Pada 2011, lemahnya diplomasi berbuah pelaksanaan hukuman pancung terhadap Ruyati yang diklaim pemerintah tanpa pemberitahuan dari pemerintah Arab Saudi. Kita iri dengan sikap pemerintah Filipina yang sigap membebaskan buruh migrannya yang terancam hukuman mati di Uni Emirat Arab, beberapa waktu silam. Pembebasan itu terjadi setelah Presiden Filipina saat itu Fidel Ramos menelepon Raja UEA. Diplomasi langsung macam itu juga sebenarnya bukan baru di Indonesia.
Presiden Abdurrahman Wahid, misalnya, berhasil membebaskan Siti Zainab setelah berbicara dengan Raja Arab Saudi.
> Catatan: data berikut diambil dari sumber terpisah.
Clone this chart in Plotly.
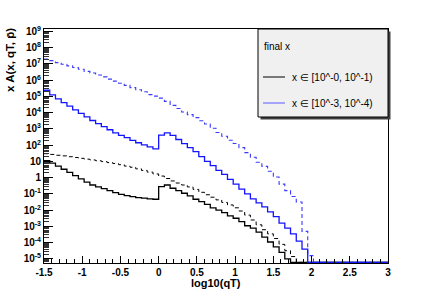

Oleh karena itu, sudah sewajarnya pula Presiden Susilo Bambang Yudhoyono ikut langsung memperjuangkan warga negaranya yang nyawanya terancam di negeri orang. Diplomasi Presiden juga bukan hanya menjadi bukti nyata dari janji kampanye, melainkan juga memang kewajiban yang semestinya tetap dipenuhi selama memerintah.
Tidak berhenti di situ, sudah selayaknya pula Presiden fokus menyelesaikan berbagai pekerjaan rumah yang belum terselesaikan di sisa masa jabatannya, termasuk melindungi buruh migran. Pasalnya, sudah jamak terjadi, lilitan hukum terhadap buruh migran juga buah dari kondisi kerja mereka yang tidak manusiawi. Itu disebabkan kita lebih banyak mengirim tenaga kasar, bukan tenaga kerja berketerampilan.
Pemerintah telah gagal menyediakan lapangan kerja di dalam negeri sehingga banyak tenaga kerja kita yang mengais rezeki di negeri seberang. Ketika pemenuhan lapangan kerja di dalam negeri tidak disediakan, perlindungan terhadap buruh migran semestinya menjadi hal minimal yang dipenuhi pemerintah.